UNA SOCIETA’ POST RIVOLUZIONARIA
Interessante la descrizione dell’Iran come “società post-rivoluzionaria”, che ormai sente come estranea la retorica rivoluzionaria, legata alla mobilitazione contro il nemico esterno ed interno. Un’annotazione che va insieme alla proposta di Parsi di leggere la mappa mediorientale non più come “gioco a somma zero” (tra Arabia Saudita ed Iran, per esempio), ma come “positive sum game” inclusivo. Una sponda per possibili riavvicinamenti con Ryhad, purché sia chiaro, chiosa Parsi, che la costante postura iraniana è quella di ritenere gli Stati Uniti “potenza esterna e non appartenente alla regione”. Un segnale anche all’Europa e all’Italia, che potrebbero certo fare di più per studiare un rapporto aperto, per passare da una “non-relazione disfunzionale” ad una “non-relazione funzionale”.

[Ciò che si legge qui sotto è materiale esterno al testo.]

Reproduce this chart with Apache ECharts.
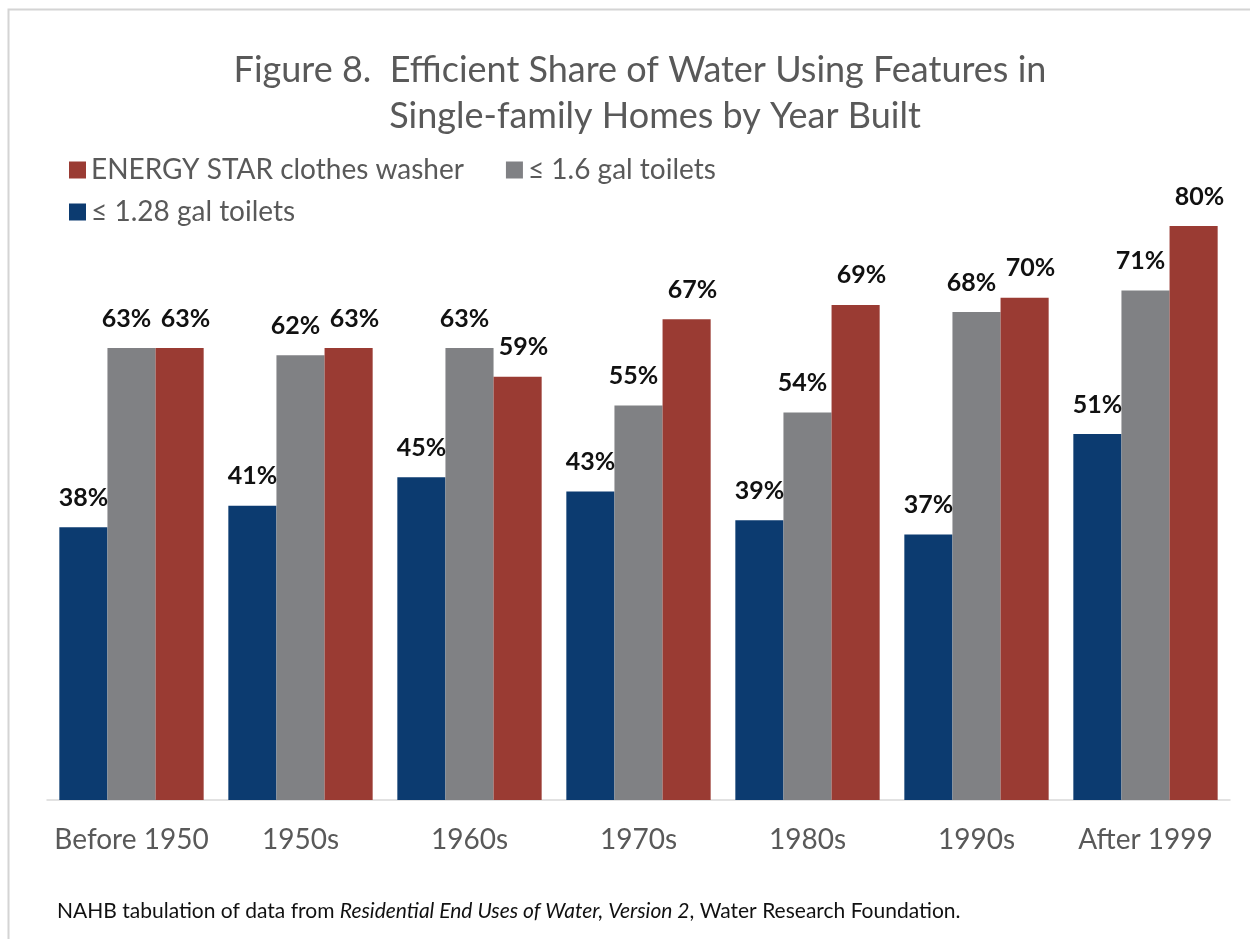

IL RUOLO GEOPOLITICO E MILITARE DI TEHERAN
Sulla struttura delle forze armate iraniane si è soffermato Nicola Pedde, analista geopolitico esperto di Iran e direttore dell’Institute for global studies. Per Pedde non vanno sopravvalutate le forze “proxy” come Hezbollah e i gruppi attivi in Iraq, Siria ed Afghanistan. In particolare Hezbollah ha dimostrato una notevole indipendenza rispetto a Teheran, già a partire dalla guerra in Libano nel 2006. La grande capacità di Teheran è stata quella di “regolare i flussi”, controllandoli, aprendoli e chiudendoli, sia rispetto alla crisi siriana (dove il capolavoro tattico è stato convogliare aiuti attraverso forze non convenzionali, riuscendo a lasciare ufficialmente Teheran fuori dal conflitto), sia rispetto ai gruppi jihadisti in Iraq e a quelli in Afghanistan occidentale.

SIRIA E AFGHANISTAN
Teheran “rientrata in gioco” farà sentire il suo peso su due importanti quadranti, dove in passato era esclusa. In Siria si è imposta sul campo, attraverso un’alleanza con Assad che non è ideologica (anzi, in termini ideologici le distanze sono grandi con il baathismo siriano), ma geostrategica, volta ad impedire che un emirato jihadista spezzi il legame con il Libano di Hezbollah. Parsi ha ricordato come l’Iran spinga per l’uscita da uno stallo che, in questo momento, fa comodo al regime di Assad, che lasciando attive le sacche di insorti può dimostrare al mondo la pericolosità della deriva qaidista. Sul fronte del ritiro americano dall’Afghanistan, che condivide una lunga frontiera con Teheran, l’Iran sarà molto attento, avverte Parsi. Il perimetro di sicurezza orientale del Paese verrà mantenuto, a partire dalla zona di Herat. In Iran, avverte Parsi, è in corso un dibattito interno per capire se i Talebani siano una minaccia da impedire o una forza con cui, nonostante i molti dubbi, trattare per il futuro del Paese.